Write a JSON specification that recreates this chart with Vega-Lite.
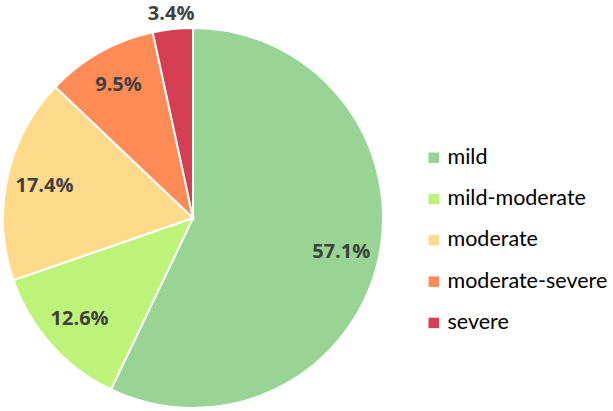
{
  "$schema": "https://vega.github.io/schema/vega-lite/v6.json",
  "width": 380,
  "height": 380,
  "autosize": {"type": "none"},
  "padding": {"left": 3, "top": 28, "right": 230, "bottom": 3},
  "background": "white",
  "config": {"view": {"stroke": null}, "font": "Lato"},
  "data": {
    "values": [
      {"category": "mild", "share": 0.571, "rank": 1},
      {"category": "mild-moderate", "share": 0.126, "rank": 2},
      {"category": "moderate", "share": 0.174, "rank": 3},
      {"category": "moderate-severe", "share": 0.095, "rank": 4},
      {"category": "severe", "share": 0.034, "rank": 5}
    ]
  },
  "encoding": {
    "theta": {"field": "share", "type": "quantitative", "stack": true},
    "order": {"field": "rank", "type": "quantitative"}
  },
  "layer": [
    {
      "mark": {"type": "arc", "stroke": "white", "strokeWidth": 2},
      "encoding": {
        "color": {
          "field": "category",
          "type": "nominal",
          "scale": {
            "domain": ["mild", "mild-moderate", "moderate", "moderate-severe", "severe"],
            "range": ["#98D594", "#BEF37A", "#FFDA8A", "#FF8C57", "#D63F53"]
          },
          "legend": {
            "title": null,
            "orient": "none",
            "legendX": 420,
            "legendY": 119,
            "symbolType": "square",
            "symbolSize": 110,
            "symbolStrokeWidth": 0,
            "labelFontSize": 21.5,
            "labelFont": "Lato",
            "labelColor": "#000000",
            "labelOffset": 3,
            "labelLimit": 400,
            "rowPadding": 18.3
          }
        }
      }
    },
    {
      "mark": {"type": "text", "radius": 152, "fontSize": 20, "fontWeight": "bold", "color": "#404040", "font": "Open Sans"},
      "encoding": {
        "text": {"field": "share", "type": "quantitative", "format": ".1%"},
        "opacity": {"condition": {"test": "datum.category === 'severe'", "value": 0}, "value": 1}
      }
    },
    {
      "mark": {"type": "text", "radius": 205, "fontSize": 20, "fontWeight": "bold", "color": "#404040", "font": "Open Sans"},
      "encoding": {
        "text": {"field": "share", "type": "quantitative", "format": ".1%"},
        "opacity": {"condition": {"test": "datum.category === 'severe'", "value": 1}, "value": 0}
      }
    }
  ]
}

━━━━

> Problem description: Without the pictures, output the full listing exactly as it stands.

> Answer for this exercise:
Write a JSON specification that recreates this chart with Vega-Lite.
{
  "$schema": "https://vega.github.io/schema/vega-lite/v6.json",
  "width": 380,
  "height": 380,
  "autosize": {"type": "none"},
  "padding": {"left": 3, "top": 28, "right": 230, "bottom": 3},
  "background": "white",
  "config": {"view": {"stroke": null}, "font": "Lato"},
  "data": {
    "values": [
      {"category": "mild", "share": 0.571, "rank": 1},
      {"category": "mild-moderate", "share": 0.126, "rank": 2},
      {"category": "moderate", "share": 0.174, "rank": 3},
      {"category": "moderate-severe", "share": 0.095, "rank": 4},
      {"category": "severe", "share": 0.034, "rank": 5}
    ]
  },
  "encoding": {
    "theta": {"field": "share", "type": "quantitative", "stack": true},
    "order": {"field": "rank", "type": "quantitative"}
  },
  "layer": [
    {
      "mark": {"type": "arc", "stroke": "white", "strokeWidth": 2},
      "encoding": {
        "color": {
          "field": "category",
          "type": "nominal",
          "scale": {
            "domain": ["mild", "mild-moderate", "moderate", "moderate-severe", "severe"],
            "range": ["#98D594", "#BEF37A", "#FFDA8A", "#FF8C57", "#D63F53"]
          },
          "legend": {
            "title": null,
            "orient": "none",
            "legendX": 420,
            "legendY": 119,
            "symbolType": "square",
            "symbolSize": 110,
            "symbolStrokeWidth": 0,
            "labelFontSize": 21.5,
            "labelFont": "Lato",
            "labelColor": "#000000",
            "labelOffset": 3,
            "labelLimit": 400,
            "rowPadding": 18.3
          }
        }
      }
    },
    {
      "mark": {"type": "text", "radius": 152, "fontSize": 20, "fontWeight": "bold", "color": "#404040", "font": "Open Sans"},
      "encoding": {
        "text": {"field": "share", "type": "quantitative", "format": ".1%"},
        "opacity": {"condition": {"test": "datum.category === 'severe'", "value": 0}, "value": 1}
      }
    },
    {
      "mark": {"type": "text", "radius": 205, "fontSize": 20, "fontWeight": "bold", "color": "#404040", "font": "Open Sans"},
      "encoding": {
        "text": {"field": "share", "type": "quantitative", "format": ".1%"},
        "opacity": {"condition": {"test": "datum.category === 'severe'", "value": 1}, "value": 0}
      }
    }
  ]
}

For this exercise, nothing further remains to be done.